At the Hauptbahnhof train station, I waited for the train to Prague and bought breakfast, a big plastic cup of yogurt. Kelly asked me if I needed silverware and I said, "No thanks, I have a schpoon."
"Did you hear that?" I said, "I just said schpoon! That was Germany GETTING INTO MY BRAIN!"
Not that schpoon is a word - it isn't - but I didn't pronounce an "s" like that two weeks ago. Kelly looked at me like it was kind of early in the morning to be using so many exclamation points. We dug into our cups of yogurt and were quiet for a minute until she couldn't take it anymore.
"I'm not complaining," she said, "But this isn't like any yogurt I've had before."
"What do you mean?" I asked.
She scooped out a spoonful and held it upside down. The yogurt didn't move.
"That's not yogurt," I said, "That's caulking. That's rough."
She asked me how mine was. It was pink and runny and was mixed with what I thought were leaves until I diagnosed them as chocolate shavings. She suggested combining our yogurts and plopped a chunk of caulking, the weight of which almost sprained my wrist, into my cup. A spoonful of yogurt should not weigh twelve pounds.
"Good lord," I said, "Don't eat that stuff. It could caulk your throat up and kill you."
A few hours later, the train crossed the border into the Czech Republic and Kelly suggested we learn some Czech words. She pulled out her book, started reading aloud, and I knew I was in trouble. I've been hollering a lot about German but once you get a few pronunciation tips, what you see is largely what you get. Yes, the words are as LONG AS HELL but if you can manage to not fall asleep in the middle of them, there is something familiar about them.

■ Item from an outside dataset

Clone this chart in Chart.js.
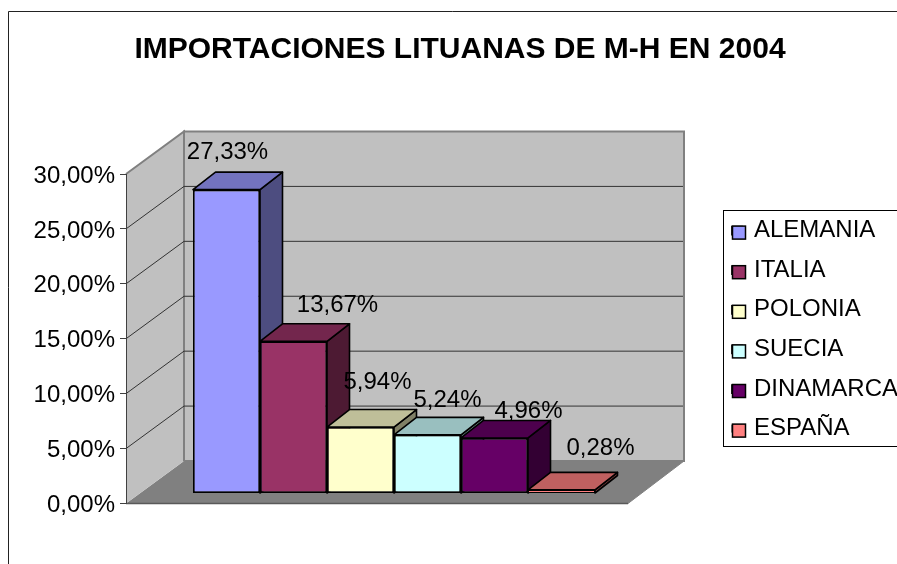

Czech, though? Ouch. Maybe if I'd taken more than five minutes to prepare for the trip, I'd feel differently. As it is, street signs like this elicited long sighs.

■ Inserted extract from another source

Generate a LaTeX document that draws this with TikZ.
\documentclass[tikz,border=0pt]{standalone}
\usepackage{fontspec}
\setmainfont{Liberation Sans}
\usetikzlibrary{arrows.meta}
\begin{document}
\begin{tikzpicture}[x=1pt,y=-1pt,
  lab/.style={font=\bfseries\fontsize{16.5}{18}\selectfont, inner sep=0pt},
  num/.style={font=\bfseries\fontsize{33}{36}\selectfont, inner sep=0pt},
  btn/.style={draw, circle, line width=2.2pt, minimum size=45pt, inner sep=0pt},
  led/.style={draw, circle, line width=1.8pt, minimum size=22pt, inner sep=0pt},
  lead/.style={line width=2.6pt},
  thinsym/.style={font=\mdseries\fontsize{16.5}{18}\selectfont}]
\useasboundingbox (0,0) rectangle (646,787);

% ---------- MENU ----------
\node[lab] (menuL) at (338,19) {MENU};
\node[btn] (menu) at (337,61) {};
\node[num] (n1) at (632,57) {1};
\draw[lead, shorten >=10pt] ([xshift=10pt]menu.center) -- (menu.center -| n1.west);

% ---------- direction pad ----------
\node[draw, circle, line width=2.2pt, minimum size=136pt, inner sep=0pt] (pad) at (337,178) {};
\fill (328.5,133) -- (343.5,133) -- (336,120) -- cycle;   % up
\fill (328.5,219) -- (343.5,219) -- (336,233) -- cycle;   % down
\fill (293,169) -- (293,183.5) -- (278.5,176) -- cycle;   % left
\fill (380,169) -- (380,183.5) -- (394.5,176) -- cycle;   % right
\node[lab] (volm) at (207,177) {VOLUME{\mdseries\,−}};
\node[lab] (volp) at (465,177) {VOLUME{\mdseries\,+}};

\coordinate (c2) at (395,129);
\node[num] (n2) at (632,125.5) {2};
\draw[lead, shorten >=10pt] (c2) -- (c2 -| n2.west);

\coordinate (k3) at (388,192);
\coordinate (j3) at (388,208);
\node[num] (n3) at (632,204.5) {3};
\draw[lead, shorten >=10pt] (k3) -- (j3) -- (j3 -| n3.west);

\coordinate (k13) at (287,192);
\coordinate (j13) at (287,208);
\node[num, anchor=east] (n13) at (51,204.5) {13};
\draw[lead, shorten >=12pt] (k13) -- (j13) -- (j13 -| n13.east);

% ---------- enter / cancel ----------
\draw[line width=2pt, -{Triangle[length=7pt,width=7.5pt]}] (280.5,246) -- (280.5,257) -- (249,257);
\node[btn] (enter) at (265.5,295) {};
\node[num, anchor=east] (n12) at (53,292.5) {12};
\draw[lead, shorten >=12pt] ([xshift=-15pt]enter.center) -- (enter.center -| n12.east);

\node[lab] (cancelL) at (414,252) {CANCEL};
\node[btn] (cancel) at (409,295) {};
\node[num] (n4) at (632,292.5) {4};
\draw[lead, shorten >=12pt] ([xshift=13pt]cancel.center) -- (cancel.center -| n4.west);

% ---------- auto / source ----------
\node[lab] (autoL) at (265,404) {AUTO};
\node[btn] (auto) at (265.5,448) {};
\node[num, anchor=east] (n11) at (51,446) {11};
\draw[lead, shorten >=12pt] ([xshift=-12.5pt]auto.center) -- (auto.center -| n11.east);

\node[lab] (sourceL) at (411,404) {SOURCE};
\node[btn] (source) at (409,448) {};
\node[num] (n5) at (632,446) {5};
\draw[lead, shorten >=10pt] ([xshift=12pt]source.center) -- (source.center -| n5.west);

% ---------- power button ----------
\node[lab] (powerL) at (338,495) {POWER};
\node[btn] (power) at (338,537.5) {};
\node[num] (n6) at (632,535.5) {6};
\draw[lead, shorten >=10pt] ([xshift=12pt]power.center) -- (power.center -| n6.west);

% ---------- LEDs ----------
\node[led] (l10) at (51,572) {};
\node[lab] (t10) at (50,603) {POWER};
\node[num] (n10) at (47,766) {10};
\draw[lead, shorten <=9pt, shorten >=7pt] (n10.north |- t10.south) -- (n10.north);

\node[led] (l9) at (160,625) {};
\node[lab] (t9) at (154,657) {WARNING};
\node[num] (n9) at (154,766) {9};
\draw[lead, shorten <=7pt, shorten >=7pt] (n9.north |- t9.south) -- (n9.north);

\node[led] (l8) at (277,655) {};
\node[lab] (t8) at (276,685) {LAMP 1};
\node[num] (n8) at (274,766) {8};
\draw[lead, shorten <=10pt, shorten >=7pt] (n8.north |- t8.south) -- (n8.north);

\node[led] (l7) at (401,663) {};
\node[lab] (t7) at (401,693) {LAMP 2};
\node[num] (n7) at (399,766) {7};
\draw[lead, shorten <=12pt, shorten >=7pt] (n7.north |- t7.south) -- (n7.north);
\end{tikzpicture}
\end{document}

Sometimes context clues tipped me off and I'd be fairly certain that the sign in front of the big hole on the sidewalk said something about not falling into the big hole on the sidewalk.
Usually, though, the Czech language just slapped me around and I'd eventually give up, defeated.

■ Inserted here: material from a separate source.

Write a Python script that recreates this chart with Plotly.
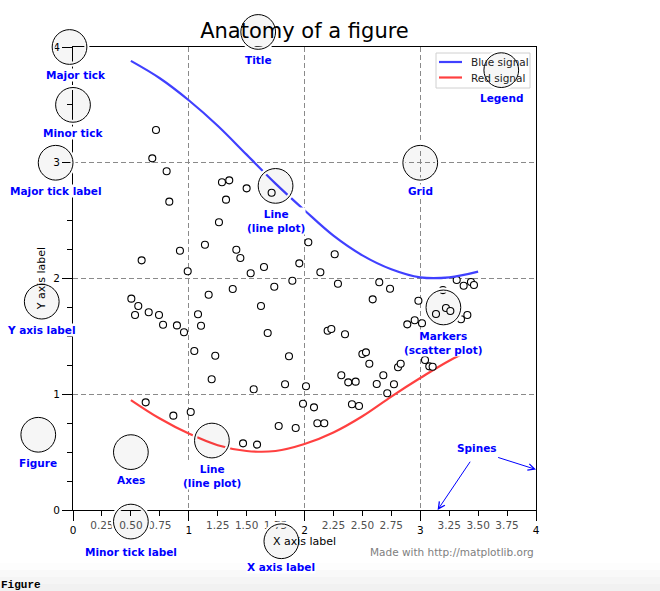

This is me looking at a map in Prague. It appears that I'm gathering information about my whereabouts but I easily could have just been free-associating. How'd the Bengals do last season? Should I try a bacon and cabbage potato pancake? Is grilled pork knee tasty?
Because after scouring this map, I looked up, "Well, that didn't help at all." The lack of a You Are Here plus the fact that I can't pronounce anything makes my brain go on strike. The upside of this is that there is something about Czech that is damn cute. Doesn't calling a laptop computer a notebooky make you want to snuggle?